Als dem Populismus durchaus zugewandter Premierminister des Vereinigten Königreichs gibt Boris Johnson an, dass der Fan "im Mittelpunkt" stehe bei der von ihm veranlassten Inspektion des Inselfußballs. Auf Basis des im November veröffentlichten Zustandsberichts ("Fan-led Review") segnete die britische Regierung um ihren Premier Johnson am Montag die darin enthaltenen, teilweise bahnbrechenden Empfehlungen ab. Dazu gehört eine Verschärfung des bisher laschen Eigentümer- und Direktorentests der Premier League sowie die ge­setzlich verankerte Einführung einer vom Fußballbetrieb abgekoppelten Aufsichtsbehörde. Dieses Kontrollgremium soll den Klubs gegenüber sogar weisungs- und sanktionsberechtigt sein.

Den begrüßenswerten Schritt zur Eindämmung der neo-kapitalistischen Auswüchse des Profifuß­bal­ls sehnt Johnson allerdings mindestens so sehr herbei wie das Fußballpublikum. Denn mit dieser beispiel­losen Einmischung des Staats möchte der Populist Johnson sicherstellen, dass sich ein Jahr nach der versuchten Gründung einer Euro­pean Super League (mit sechs englischen Vereinen als Gründungsmitgliedern) ein so­l­cher Streich nicht wiederholt. Eine Superliga würde nämlich die Existenz der Premier League weitaus mehr gefährden als die Existenz des Fußballs. Und eine Verzwergung des englischen Exportschlagers käme Jo­hnson vermutlich teuer zu stehen - sie würde ihn Wählerstimmen kosten.

Gesucht werden: Eigentümer, die sich aus der Vereinspolitik heraushalten und kein Geld verdienen wollen, sondern nur geben

Dieses Kalkül treibt Johnson nun wohl auf ein unbespieltes Feld, indem er offensichtlich weniger weiß, was er will, als was er nicht will. Nach den frischen Querelen um den FC Chelsea, dessen Oligarchen-Eigentümer Roman Abramowitsch wegen seiner Verbindungen zu Russlands Präsi­dent Wladimir Putin aus dem Land gejagt wurde, möchte die britische Regierung künftig keine Vereinsbesitzer mehr haben, die über Bekanntschaften zu unerwünschten Personen verfügen. Nicht mehr willkommen sind von jetzt an offenbar auch Klubeigner wie der saudische Staatsfonds bei Newcastle United, die in Zusammenhang mit sogenanntem Sportswashing gebracht werden.

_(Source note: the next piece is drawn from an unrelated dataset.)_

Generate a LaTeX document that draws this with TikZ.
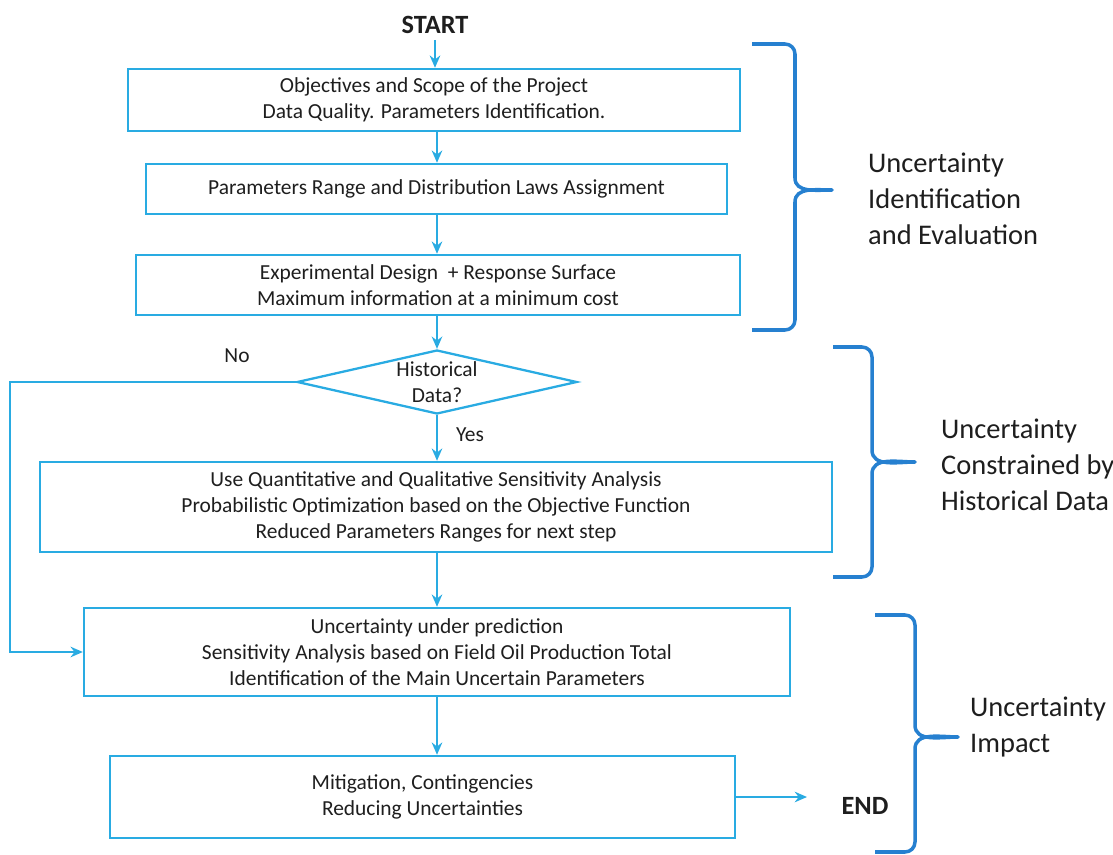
\documentclass[tikz,border=0pt]{standalone}
\usepackage{fontspec}
\setmainfont{Carlito}
\usetikzlibrary{shapes.geometric,arrows.meta}
\definecolor{flowblue}{RGB}{41,171,226}
\definecolor{braceblue}{RGB}{38,128,208}
\definecolor{inkgray}{RGB}{30,30,30}
% side brace: xend, xvert, ytop, ytip, ybot, xtip
\newcommand{\sidebrace}[6]{%
\draw[bracepath] (#1,#3) -- ({#2-10},#3) to[out=0,in=90] (#2,{#3+10}) -- (#2,{#4-12})
  to[out=-90,in=180] (#6,#4) to[out=180,in=90] (#2,{#4+12}) -- (#2,{#5-10})
  to[out=-90,in=0] ({#2-10},#5) -- (#1,#5);}

\begin{document}
\begin{tikzpicture}[x=0.02cm,y=-0.02cm,>={Stealth[length=7pt,width=6pt]},
  every node/.style={text=inkgray,font=\fontsize{12.2}{15}\selectfont},
  stepbox/.style={draw=flowblue,line width=1.4pt,rectangle,align=center,inner sep=0pt},
  flow/.style={draw=flowblue,line width=1.3pt,->},
  bracepath/.style={draw=braceblue,line width=2pt,line join=round},
  sidelabel/.style={anchor=west,align=left,font=\fontsize{16.2}{20.5}\selectfont}]
\useasboundingbox (0,0) rectangle (1113,855);

\node (start) at (435,25) {\fontsize{15}{17}\selectfont\bfseries START};
\node[stepbox,minimum width=12.24cm,minimum height=1.24cm] (b1) at (434,100)
  {Objectives and Scope of the Project\\Data Quality. Parameters Identification.};
\node[stepbox,minimum width=11.62cm,minimum height=1cm] (b2) at (436.5,189)
  {Parameters Range and Distribution Laws Assignment};
\node[stepbox,minimum width=12.08cm,minimum height=1.2cm] (b3) at (438,285)
  {Experimental Design\ \ + Response Surface\\Maximum information at a minimum cost};
\node[diamond,draw=flowblue,line width=1.3pt,minimum width=5.6cm,minimum height=1.28cm,inner sep=0pt,
  label={[align=center,font=\fontsize{12.2}{14.5}\selectfont]center:Historical\\Data?}] (hist) at (437,382) {};
\node (no) at (237,356) {No};
\node (yes) at (470,435) {Yes};
\node[stepbox,minimum width=15.84cm,minimum height=1.8cm] (b4) at (436,507)
  {Use Quantitative and Qualitative Sensitivity Analysis\\Probabilistic Optimization based on the Objective Function\\Reduced Parameters Ranges for next step};
\node[stepbox,minimum width=14.12cm,minimum height=1.76cm] (b5) at (437,652)
  {Uncertainty under prediction\\Sensitivity Analysis based on Field Oil Production Total\\Identification of the Main Uncertain Parameters};
\node[stepbox,minimum width=12.5cm,minimum height=1.64cm] (b6) at (422.5,797)
  {Mitigation, Contingencies\\Reducing Uncertainties};
\node (end) at (865,806) {\fontsize{15}{17}\selectfont\bfseries END};
\coordinate (noturn) at (10,382);
\coordinate (endtip) at (807,797);

\draw[flow] (start.south) -- (start.south |- b1.north);
\draw[flow] (b1.south -| hist) -- (hist |- b2.north);
\draw[flow] (b2.south -| hist) -- (hist |- b3.north);
\draw[flow] (b3.south -| hist) -- (hist.north);
\draw[flow] (hist.south) -- (hist |- b4.north);
\draw[flow] (b4.south -| hist) -- (hist |- b5.north);
\draw[flow] (b5.south -| hist) -- (hist |- b6.north);
\draw[flow] (hist.west) -- (noturn) |- (b5.west);
\draw[flow] (b6.east) -- (endtip);

\sidebrace{752}{795}{44}{190}{330}{832}
\sidebrace{833}{872}{347}{462}{577}{915}
\sidebrace{875}{915}{615}{737}{852}{958}
\node[sidelabel] (lab1) at (862,199) {Uncertainty\\Identification\\and Evaluation};
\node[sidelabel] (lab2) at (935,465) {Uncertainty\\Constrained by\\Historical Data};
\node[sidelabel] (lab3) at (964,727) {Uncertainty\\Impact};
\end{tikzpicture}
\end{document}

Für all jene Megareichen, die ihr Vermögen auf ganz legale Weise verdient und versteuert haben, gilt wiederum, dass ihr Kapital für Elitespieler und -trainer sowie neue Stadien gern genommen wird - aber nur, solange die horrenden Geldsummen nicht die Ausgeglichenheit der Liga gefährden. Zudem müssten sich die Klubinhaber dabei vollständig aus den Geschäftsbelangen ihrer Vereine heraushalten, die dort geltenden Traditionen ehren und insbesondere zusichern, bei ihren Investments nichts verdienen zu wollen. Nur: Wer entspricht diesem Anforderungsprofil?

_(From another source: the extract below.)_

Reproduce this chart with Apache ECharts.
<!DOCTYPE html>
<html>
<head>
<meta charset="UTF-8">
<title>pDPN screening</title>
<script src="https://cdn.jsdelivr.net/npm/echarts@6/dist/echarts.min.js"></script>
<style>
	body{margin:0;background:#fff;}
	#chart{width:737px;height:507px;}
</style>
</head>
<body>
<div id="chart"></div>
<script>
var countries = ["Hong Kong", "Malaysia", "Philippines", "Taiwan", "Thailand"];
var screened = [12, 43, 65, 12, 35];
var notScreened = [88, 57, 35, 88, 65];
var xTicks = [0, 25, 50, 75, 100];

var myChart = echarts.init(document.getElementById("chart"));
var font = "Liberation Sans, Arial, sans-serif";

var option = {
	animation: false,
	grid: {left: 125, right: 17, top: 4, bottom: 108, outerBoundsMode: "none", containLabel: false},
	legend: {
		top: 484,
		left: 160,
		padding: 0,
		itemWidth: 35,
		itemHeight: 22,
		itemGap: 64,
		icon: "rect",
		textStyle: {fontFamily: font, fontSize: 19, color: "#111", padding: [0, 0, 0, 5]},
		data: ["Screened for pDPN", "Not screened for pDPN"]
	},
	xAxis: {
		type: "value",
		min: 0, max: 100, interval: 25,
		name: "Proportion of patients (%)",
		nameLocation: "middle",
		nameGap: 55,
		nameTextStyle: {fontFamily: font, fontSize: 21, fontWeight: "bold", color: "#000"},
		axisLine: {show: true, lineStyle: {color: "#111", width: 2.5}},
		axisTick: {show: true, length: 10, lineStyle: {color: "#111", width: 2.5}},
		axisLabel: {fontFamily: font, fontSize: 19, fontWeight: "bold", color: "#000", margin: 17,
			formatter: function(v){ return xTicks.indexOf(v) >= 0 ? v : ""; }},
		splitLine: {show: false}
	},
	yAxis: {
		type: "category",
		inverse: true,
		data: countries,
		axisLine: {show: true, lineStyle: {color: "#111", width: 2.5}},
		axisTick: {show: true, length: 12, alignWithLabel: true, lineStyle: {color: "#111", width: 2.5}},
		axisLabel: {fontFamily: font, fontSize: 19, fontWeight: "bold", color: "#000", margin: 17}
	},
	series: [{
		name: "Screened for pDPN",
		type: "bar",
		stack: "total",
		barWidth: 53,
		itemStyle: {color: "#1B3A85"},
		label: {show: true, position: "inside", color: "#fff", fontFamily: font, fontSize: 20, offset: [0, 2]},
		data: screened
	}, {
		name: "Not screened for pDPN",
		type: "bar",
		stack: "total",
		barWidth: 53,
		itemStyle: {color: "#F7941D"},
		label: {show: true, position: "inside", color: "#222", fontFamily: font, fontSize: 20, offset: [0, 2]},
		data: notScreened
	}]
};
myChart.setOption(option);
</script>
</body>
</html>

Ein Eigentümer, der nur Geld gibt, aber nichts nimmt, müsste vermutlich erst mal erfunden werden. Schließlich möchte ja auch Boris Johnson für seinen ach so selbstlosen Feuerwehreinsatz im Fußball später mal eine Gegenleistung (Wählerstimmen!) erhalten. Deshalb könnte es gut sein, dass Johnson bei seiner Suche nach dem Super-Eigentümer zunächst nicht fündig wird - und dadurch vielleicht sogar bei den Fans landet, für die er ja laut eigener Aussage die Kampagne überhaupt erst ins Leben gerufen hat. Allerdings ist zu befürchten, dass die Anhängerschaft in England historisch bedingt - anders als in Deutschland - kein grundsätzliches Interesse an einer Mitbestimmung in ihren Klubs hat. Denn die Mehrheit der Premier-League-Fans möchte weiterhin vor allem eines: sportlichen Erfolg. Und zwar leider um jeden Preis.